Themes in Strange Meeting
Reconciliation
The key theme of the poem is the need for reconciliation. Owen uses his poetry as a way of expressing his philosophy about the pity of war and ‘the truth untold’ (line twenty four). Owen introduces the idea of the greater love essential to wash the world clean with truth.
Hunting wild after the wildest beauty in the world l.17 is another theme which Owen explores. His search for beauty and truth was inspired by his reading of Keats:
Ye know on earth and all ye need to know.
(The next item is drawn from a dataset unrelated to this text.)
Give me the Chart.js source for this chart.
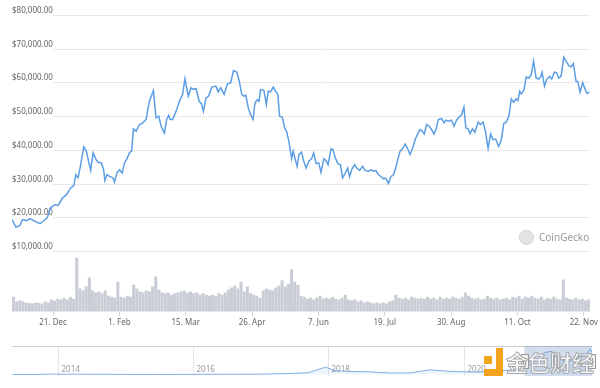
<!DOCTYPE html>
<html>
<head>
<meta charset="utf-8">
<script src="https://cdn.jsdelivr.net/npm/chart.js@4.4.0/dist/chart.umd.min.js"></script>
<style>
  html, body { margin: 0; padding: 0; background: #fff; }
  #wrap { position: relative; width: 600px; height: 388px; overflow: hidden; font-family: "Noto Sans", Arial, sans-serif; }
  #main { position: absolute; left: 0; top: 0; }
  #nav { position: absolute; left: 0; top: 340px; }
  .gecko { position: absolute; left: 518px; top: 229px; width: 80px; height: 16px; }
  .gecko i { position: absolute; left: 1px; top: 1px; width: 13px; height: 13px; border-radius: 50%; background: #e4e4e4; border: 1px solid #d0d0d0; }
  .gecko span { position: absolute; left: 21px; top: 0; font-size: 10px; line-height: 16px; color: #9a9a9a; }
  .wm { position: absolute; left: 482px; top: 344px; width: 118px; height: 36px; }
  .wm b { position: absolute; background: #f2a31b; }
  .wm span { position: absolute; left: 24px; top: 1px; font-family: "Noto Sans CJK SC", sans-serif; font-weight: 700; font-size: 22px; line-height: 32px;
             color: rgba(255,255,255,0.75); -webkit-text-stroke: 1px #a8a8a8; letter-spacing: 0px; }
</style>
</head>
<body>
<div id="wrap">
  <canvas id="main" width="600" height="340"></canvas>
  <canvas id="nav" width="600" height="48"></canvas>
  <div class="gecko"><i></i><span>CoinGecko</span></div>
  <div class="wm">
    <b style="left:2px;top:12px;width:8px;height:8px"></b>
    <b style="left:14px;top:4px;width:7px;height:28px"></b>
    <b style="left:2px;top:25px;width:19px;height:7px"></b>
    <span>金色财经</span>
  </div>
</div>
<script>
// days counted from 25 Nov 2020, price in thousand USD
var priceDays = [0,2.5,5.0,6.7,9.3,11.3,14.5,17.7,19.7,22.3,24.4,27.1,29.2,32.0,34.5,37.2,39.1,40.4,41.8,43.3,45.4,47.1,48.7,49.8,51.3,53.0,54.4,56.6,58.0,58.8,60.1,61.8,63.9,64.9,66.4,68.1,69.8,71.2,72.7,74.4,75.7,76.9,78.6,80.7,82.8,84.9,86.0,87.0,89.5,91.2,92.9,94.4,96.5,97.9,99.2,100.1,101.7,103.8,106.4,108.0,109.5,111.6,113.3,114.8,116.5,118.5,120.0,121.2,122.8,124.4,126.5,129.1,130.5,132.2,134.3,136.4,138.5,140.2,142.3,143.8,145.5,146.9,148.0,149.6,151.1,152.6,153.8,155.3,156.4,157.4,159.5,161.0,162.2,163.7,165.4,166.9,168.3,169.4,171.1,172.6,173.8,175.3,177.0,178.0,179.5,180.5,181.6,183.3,184.7,186.2,187.9,189.6,191.0,192.5,194.2,195.6,197.4,198.8,200.1,202.0,203.2,204.7,206.4,207.9,209.3,211.0,212.5,213.7,215.2,216.9,218.3,220.1,221.9,223.6,225.7,227.4,228.9,230.3,232.0,233.7,235.2,236.6,238.3,239.8,241.5,242.9,244.2,245.7,247.2,248.9,250.5,252.0,253.7,255.2,256.6,258.3,259.8,261.0,262.5,264.2,265.6,267.2,268.4,269.9,272.0,273.5,274.7,276.2,278.3,279.8,281.4,283.1,284.6,286.1,287.3,288.8,290.0,291.5,293.0,295.1,296.5,298.2,299.7,301.4,303.0,304.5,306.2,308.1,309.8,311.3,312.9,314.6,316.1,317.6,319.2,320.3,321.4,322.4,324.1,325.5,327.2,328.7,330.2,331.8,333.4,334.6,335.6,337.1,338.6,340.3,341.7,343.4,344.9,346.1,347.6,349.3,350.8,352.4,353.9,355.4,357.1,358.1,359.6,361.3,362.7,364.0,365.5];
var priceK = [19.3,17.1,17.5,19.3,19.0,19.6,18.8,18.1,18.8,19.8,22.8,23.7,23.5,25.7,26.7,28.7,29.4,32.6,31.7,35.1,40.9,39.6,36.1,33.9,39.1,37.3,36.3,36.1,34.1,30.9,32.6,32.1,31.7,30.4,33.1,34.1,33.1,36.1,37.3,39.1,39.6,46.2,45.5,47.5,48.0,49.0,52.0,54.4,57.6,49.5,50.0,47.0,45.0,49.0,50.2,49.0,49.0,51.4,54.9,56.4,61.1,55.9,58.4,57.9,58.2,54.4,53.6,51.4,55.4,55.9,58.6,58.9,57.2,58.4,56.4,59.6,59.9,63.5,63.1,60.5,56.4,55.9,56.2,52.4,50.4,49.0,53.9,54.9,54.4,57.9,57.6,53.4,57.4,57.2,58.6,57.4,56.4,50.0,49.7,46.5,45.5,42.5,37.4,39.6,36.8,35.1,38.6,39.3,36.6,34.6,36.6,37.3,39.1,35.9,36.1,33.3,37.3,36.8,35.6,40.3,40.1,37.6,35.8,35.6,31.7,33.1,34.6,32.0,34.3,35.6,34.6,33.9,35.1,33.9,33.6,34.1,33.6,33.9,32.6,32.0,31.4,31.6,30.0,32.0,32.6,34.6,37.1,39.6,40.3,41.7,40.3,38.6,40.6,43.0,44.5,46.0,45.5,44.7,47.5,47.0,46.0,44.7,46.0,49.0,49.3,48.0,48.8,48.5,48.8,47.0,48.8,49.7,50.4,52.7,46.5,46.2,44.8,46.2,45.2,48.2,47.5,48.2,45.5,40.4,44.7,43.0,43.2,41.0,43.0,47.8,48.2,50.0,55.1,54.1,55.1,54.6,57.4,56.6,57.7,61.6,61.3,62.3,66.3,61.3,61.0,61.6,63.0,58.9,61.0,61.8,61.0,63.1,62.8,61.3,61.8,67.5,66.3,65.0,64.6,65.6,60.3,60.3,57.1,59.9,58.1,56.7,57.1];

// 24h volume in billion USD, one bar every second day starting at day 1
var volStart = 1, volStep = 2;
var volumeB = [29,19,21,19,17,16,15,17,16,15,19,17,23,21,25,23,27,23,29,25,110,46,42,50,69,42,38,40,36,42,31,29,27,60,29,27,31,29,54,46,40,38,42,40,50,71,44,38,36,38,33,36,38,40,42,38,40,36,38,33,36,33,31,33,31,36,33,38,44,48,52,46,60,40,50,36,33,31,27,42,46,44,42,48,52,63,50,56,86,60,54,31,29,25,27,23,27,31,25,27,25,29,25,23,27,33,23,21,23,19,21,17,19,17,15,17,15,17,15,19,21,33,27,25,27,23,29,27,25,27,25,29,25,27,23,29,25,27,25,29,27,25,29,38,31,27,25,27,23,25,31,27,25,27,23,25,27,23,29,27,31,25,29,27,31,27,25,29,23,27,25,29,25,23,65,27,25,23,27,23,25,21,23];

var priceTicks = [10000, 20000, 30000, 40000, 50000, 60000, 70000, 80000];
var dateTickDays = [26, 68, 110, 152, 194, 236, 278, 320, 362];
var dateTickLabels = ['21. Dec', '1. Feb', '15. Mar', '26. Apr', '7. Jun', '19. Jul', '30. Aug', '11. Oct', '22. Nov'];

// navigator: full history (decimal year, price in thousand USD)
var navYears = [2013.33,2013.7,2013.92,2014.1,2014.5,2015.0,2015.5,2016.0,2016.5,2017.0,2017.4,2017.7,2017.96,2018.1,2018.3,2018.6,2018.9,2019.2,2019.5,2019.8,2020.2,2020.5,2020.8,2020.9,2021.0,2021.1,2021.2,2021.3,2021.4,2021.45,2021.55,2021.7,2021.8,2021.85,2021.87,2021.9];
var navPriceK = [0.13,0.1,1.1,0.8,0.6,0.3,0.25,0.43,0.65,1.0,2.5,4.5,19,10,8,7,4,4,12,8,6,9.5,13,18,29,40,57,60,50,37,32,47,48,62,66,57];
var navYearTicks = [2014, 2016, 2018, 2020];
var navSelection = [2020.9, 2021.9];

var FONT = '"Noto Sans", Arial, sans-serif';

function money(v) {
  return '$' + v.toLocaleString('en-US', { minimumFractionDigits: 2, maximumFractionDigits: 2 });
}

/* grid lines start right of the inside labels, labels sit just above their line */
var priceGrid = {
  id: 'priceGrid',
  beforeDatasetsDraw: function (chart) {
    var ctx = chart.ctx, a = chart.chartArea, y = chart.scales.y;
    ctx.save();
    ctx.font = '8px ' + FONT;
    ctx.textBaseline = 'bottom';
    ctx.textAlign = 'left';
    priceTicks.forEach(function (v) {
      var py = Math.round(y.getPixelForValue(v)) + 0.5;
      ctx.strokeStyle = '#e9e9e9';
      ctx.lineWidth = 1;
      ctx.beginPath();
      ctx.moveTo(a.left + 41, py);
      ctx.lineTo(a.right, py);
      ctx.stroke();
      ctx.fillStyle = '#666';
      ctx.fillText(money(v), a.left, py - 1);
    });
    ctx.restore();
  }
};

new Chart(document.getElementById('main'), {
  data: {
    datasets: [{
      type: 'line',
      data: priceDays.map(function (d, i) { return { x: d, y: priceK[i] * 1000 }; }),
      borderColor: '#5c9ee4',
      borderWidth: 1.5,
      pointRadius: 0,
      tension: 0,
      yAxisID: 'y'
    }, {
      type: 'bar',
      data: volumeB.map(function (v, i) { return { x: volStart + i * volStep, y: v * 1e9 }; }),
      backgroundColor: '#c9cdd5',
      barThickness: 2.4,
      grouped: false,
      yAxisID: 'yv'
    }]
  },
  options: {
    responsive: false,
    animation: false,
    layout: { padding: { left: 12, right: 7.5, top: 15, bottom: 0 } },
    plugins: { legend: { display: false }, tooltip: { enabled: false } },
    scales: {
      x: {
        type: 'linear', min: 0, max: 366, offset: false,
        afterBuildTicks: function (s) { s.ticks = dateTickDays.map(function (d) { return { value: d }; }); },
        afterFit: function (s) { s.height = 29; },
        grid: { offset: false, drawOnChartArea: false, drawTicks: true, tickLength: 5, color: '#ccd6eb' },
        border: { display: true, color: '#e6e6e6' },
        ticks: {
          autoSkip: false, maxRotation: 0, padding: 2, color: '#666',
          font: { family: FONT, size: 8 },
          callback: function (v, i) { return dateTickLabels[i]; }
        }
      },
      y: { display: false, min: -7830, max: 80000 },
      yv: { display: false, min: 0, max: 615e9 }
    }
  },
  plugins: [priceGrid]
});

var navDecor = {
  id: 'navDecor',
  beforeDatasetsDraw: function (chart) {
    var ctx = chart.ctx, a = chart.chartArea, x = chart.scales.x;
    ctx.save();
    ctx.lineWidth = 1;
    ctx.strokeStyle = '#e6e6e6';
    ctx.fillStyle = '#999';
    ctx.font = '8px ' + FONT;
    ctx.textBaseline = 'bottom';
    navYearTicks.forEach(function (yr) {
      var px = Math.round(x.getPixelForValue(yr)) + 0.5;
      ctx.beginPath();
      ctx.moveTo(px, a.top);
      ctx.lineTo(px, a.bottom);
      ctx.stroke();
      ctx.fillText(String(yr), px + 3, a.bottom - 2);
    });
    ctx.strokeStyle = '#cccccc';
    ctx.beginPath();
    ctx.moveTo(a.left, a.top + 0.5);
    ctx.lineTo(a.right, a.top + 0.5);
    ctx.stroke();
    ctx.restore();
  },
  afterDatasetsDraw: function (chart) {
    var ctx = chart.ctx, a = chart.chartArea, x = chart.scales.x;
    var x0 = x.getPixelForValue(navSelection[0]), x1 = x.getPixelForValue(navSelection[1]);
    ctx.save();
    ctx.fillStyle = 'rgba(102,133,194,0.28)';
    ctx.fillRect(x0, a.top, x1 - x0, a.bottom - a.top);
    [x0, x1 - 1].forEach(function (hx) {
      var hy = (a.top + a.bottom) / 2 - 7;
      ctx.fillStyle = '#f2f2f2';
      ctx.strokeStyle = '#999';
      ctx.lineWidth = 1;
      ctx.fillRect(Math.round(hx - 3) + 0.5, hy + 0.5, 7, 14);
      ctx.strokeRect(Math.round(hx - 3) + 0.5, hy + 0.5, 7, 14);
      ctx.beginPath();
      ctx.moveTo(Math.round(hx - 1) + 0.5, hy + 4); ctx.lineTo(Math.round(hx - 1) + 0.5, hy + 11);
      ctx.moveTo(Math.round(hx + 1) + 0.5, hy + 4); ctx.lineTo(Math.round(hx + 1) + 0.5, hy + 11);
      ctx.stroke();
    });
    ctx.restore();
  }
};

new Chart(document.getElementById('nav'), {
  type: 'line',
  data: {
    datasets: [{
      data: navYears.map(function (t, i) { return { x: t, y: navPriceK[i] * 1000 }; }),
      borderColor: '#7fb0e3',
      borderWidth: 1,
      pointRadius: 0,
      tension: 0,
      fill: 'origin',
      backgroundColor: 'rgba(92,158,228,0.10)'
    }]
  },
  options: {
    responsive: false,
    animation: false,
    layout: { padding: { left: 12, right: 8, top: 6, bottom: 12 } },
    plugins: { legend: { display: false }, tooltip: { enabled: false } },
    scales: {
      x: { type: 'linear', display: false, min: 2013.32, max: 2021.9 },
      y: { display: false, min: -3900, max: 73800 }
    }
  },
  plugins: [navDecor]
});
</script>
</body>
</html>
This quotation from Ode to a Grecian Urn inspired a younger Wilfred Owen but was replaced in his later years by the philosophy and prophecy he puts into the mouth of the strange friend.
The future
Owen foresees a post-war period with the world changed for the worse by war. He expresses his fear that:
- that they will accept the shattered world as the norm. The alternative will be ‘discontent’ and further regression into ‘this retreating world’ - a frightening (and accurate) prediction of events.
The power of poetry
In order to halt this course of events, Owen, through the strange friend, explores ways in which poetry and pity can restore the human spirit. The poet has the courage, mystery, wisdom and mastery to stop ‘the trek from progress’ l.28. When the flight can go no further and the nations retreat into ‘vain citadels’ l.33; when ‘much blood had clogged their chariot wheels’ l.34, the poet will ‘wash them from sweet wells’ and reveal ‘truths that lie too deep for taint’ l.36. In order to achieve this, Owen - the poet, the strange friend, the Christfigure - ‘would have poured my spirit without stint.’ l.37
Investigating themes in Strange Meeting
- This, of all Owen’s poems, most strongly carries the theme of the pity of war and the idea that ‘the poetry is in the pity.’ Make a list of quotations from this poem which you could use in any essay on the way in which Owen presents the poetry through the pity, rather than the pity through the poetry.
- Use two or three of the quotations you have chosen to make a statement about Owen’s claim that the poetry is in the pity.